Simple Mistakes to Avoid When Installing Timber Floors

Timber flooring is an investment in your home's appearance and even its cleanliness, as solid timber won't hold as much dust and dirt and thick carpet fibres. A high-quality timber floor can last many years, if not even decades, before it needs replacing, and it may even increase the overall resale value of your home. When you are ready to install your new timber flooring, however, or are ready to have your contractor install those floorboards, you might note some mistakes to avoid, so that the floors look and feel their best for years to come.

Not preparing the subfloor

Many homeowners today choose interlocking, floating timber slats, which are easier to install than hardwood slats that get nailed or glued to the subfloor. Because floating slats don't get attached to the floor under it, this allows for some defects on that subfloor surface.

However, trying to install a floating floor over a very uneven surface can mean timber that cups or tends to shift when you walk over it.

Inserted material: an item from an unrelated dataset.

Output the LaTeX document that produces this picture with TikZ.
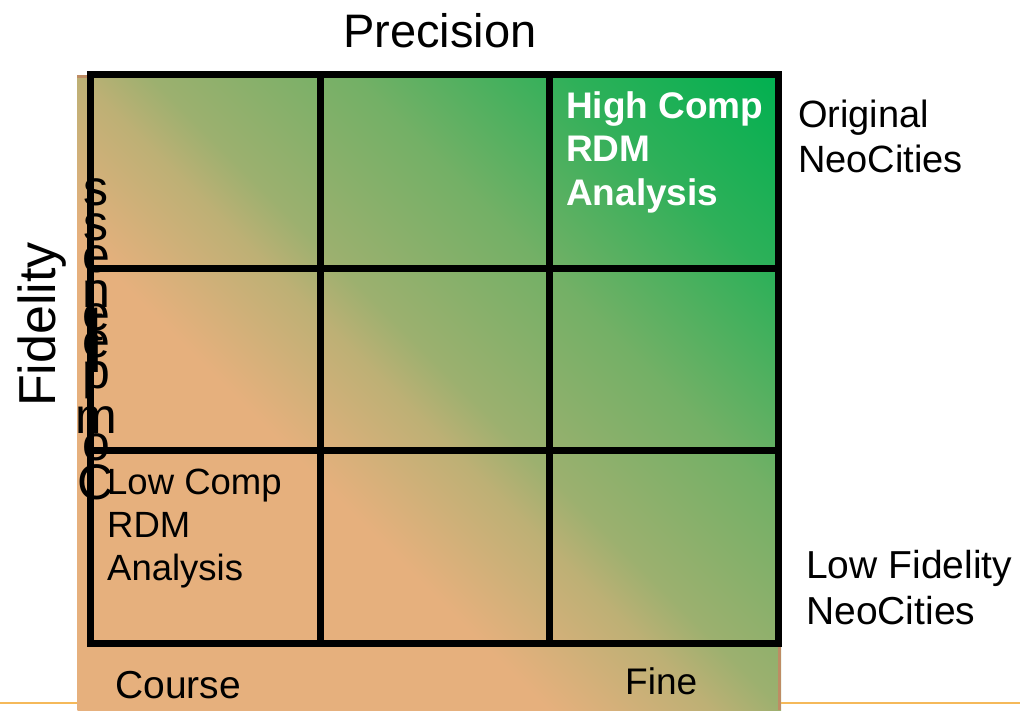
\documentclass[tikz,border=0pt]{standalone}
\usepackage{fontspec}
\setmainfont{Liberation Sans}
\usetikzlibrary{positioning}

\definecolor{orangetan}{RGB}{230,176,125}
\definecolor{mixa}{RGB}{189,176,117}
\definecolor{mixb}{RGB}{156,176,111}
\definecolor{mixc}{RGB}{115,176,102}
\definecolor{mixd}{RGB}{46,176,89}
\definecolor{brightgreen}{RGB}{0,176,80}
\definecolor{brownedge}{RGB}{190,140,100}
\definecolor{rulerorange}{RGB}{245,185,90}

\pgfdeclarehorizontalshading{cellshade}{100bp}{color(0bp)=(orangetan); color(25bp)=(orangetan);
  color(42.6bp)=(orangetan); color(48.7bp)=(mixa); color(51.4bp)=(mixb);
  color(59bp)=(mixc); color(67.1bp)=(mixd); color(75bp)=(brightgreen); color(100bp)=(brightgreen)}

\begin{document}
\begin{tikzpicture}[x=1pt,y=-1pt]
    \tikzset{gridline/.style = {line width=7pt, black},
        label/.style = {inner sep=0pt, anchor=base west, font=\fontsize{38}{44}\selectfont},
        stackch/.style = {inner sep=0pt, anchor=base, font=\fontsize{50}{52}\selectfont}
        }
    \useasboundingbox (0,0) rectangle (1020,710);

    \def\Cx{429};
    \def\Cy{392.5};
    \def\Hu{473.4};
    \def\Hv{480};

    % Background gradient.
    \begin{scope}
        \clip (77,75) rectangle (781,710);
        \shade[shading=cellshade, transform canvas={rotate around={45:(\Cx,\Cy)}}]
            (\Cx-\Hu,\Cy-\Hv) rectangle (\Cx+\Hu,\Cy+\Hv);
    \end{scope}
    \draw[brownedge, line width=3pt] (77,76.5) -- (779.5,76.5) -- (779.5,710);

    % Bottom rule.
    \draw[rulerorange, line width=2pt] (0,703) -- (77,703);
    \draw[rulerorange, line width=2pt] (781,703) -- (1020,703);

    % Stacked axis letters.
    \foreach \ch/\yy [count=\i] in {C/499, o/460, m/433, p/388, l/372, e/357,
        t/340, e/330, n/307, e/272, s/240, s/205}
        \node[stackch] (stack\i) at (96,\yy) {\ch};

    % Draw the grid.
    \draw[gridline] (90,74) rectangle (778.5,643);
    \foreach \xx in {320,549}
        \draw[gridline] (\xx,74) -- (\xx,643);
    \foreach \yy in {268,450}
        \draw[gridline] (90,\yy) -- (778.5,\yy);

    % Axis labels.
    \node[inner sep=0pt, anchor=base, font=\fontsize{47}{50}\selectfont] (precision) at (440,47) {Precision};
    \node[inner sep=0pt, anchor=base, rotate=90, font=\fontsize{52}{56}\selectfont] (fidelity) at (55,324.5) {Fidelity};
    \node[label, font=\fontsize{39}{44}\selectfont] (course) at (115,698) {Course};
    \node[label, font=\fontsize{37}{44}\selectfont] (fine) at (625,694) {Fine};

    % Right hand labels.
    \node[label] (orig1) at (798,127) {Original};
    \node[label] (orig2) at (798,172) {NeoCities};
    \node[label, font=\fontsize{39}{44}\selectfont] (lowfid1) at (806,578) {Low Fidelity};
    \node[label, font=\fontsize{39}{44}\selectfont] (lowfid2) at (806,624) {NeoCities};

    % Cell labels.
    \node[label, white, font=\fontsize{37}{44}\bfseries\selectfont] (high1) at (566,118) {High Comp};
    \node[label, white, font=\fontsize{37}{44}\bfseries\selectfont] (high2) at (566,161) {RDM};
    \node[label, white, font=\fontsize{37}{44}\bfseries\selectfont] (high3) at (566,205) {Analysis};
    \node[label, font=\fontsize{36.5}{44}\selectfont] (low1) at (107,494) {Low Comp};
    \node[label, font=\fontsize{36.5}{44}\selectfont] (low2) at (107,537) {RDM};
    \node[label, font=\fontsize{36.5}{44}\selectfont] (low3) at (107,580) {Analysis};
\end{tikzpicture}
\end{document}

Putting this flooring over a bare concrete floor can also mean a very loud surface! It's good to prepare the flooring that will be under the timber slats by adding flat plywood or a cushioning underlayment, so that the timber floors are secure and much less noisy.

Not preparing the layout

Before installing your timber floors, think carefully about their layout. Stand in the entryway of a room or hallway, and note the overall footprint of the space. If the room is wide from left to right, for example, you want the timber slats to be set out from left to right, otherwise they may make the room's floor look "choppy."

Note, too, how rooms and hallways flow into each other. If you're running the timber from a hallway to adjoining rooms, it's easy to assume that you want the slats to go in the same direction in those rooms as they're set out in the hallway. However, certain rooms might have a layout that is slightly crooked or uneven; in turn, the flooring will then look crooked and uneven! Set out the slats in each space before you install them, or ask your contractor to do the same, and then note how the flooring looks overall, given the footprint of each area. Don't be afraid to turn the slats so that they go in a different direction in each room or hallway, as this can actually help to differentiate each space, and make the flooring look more attractive overall.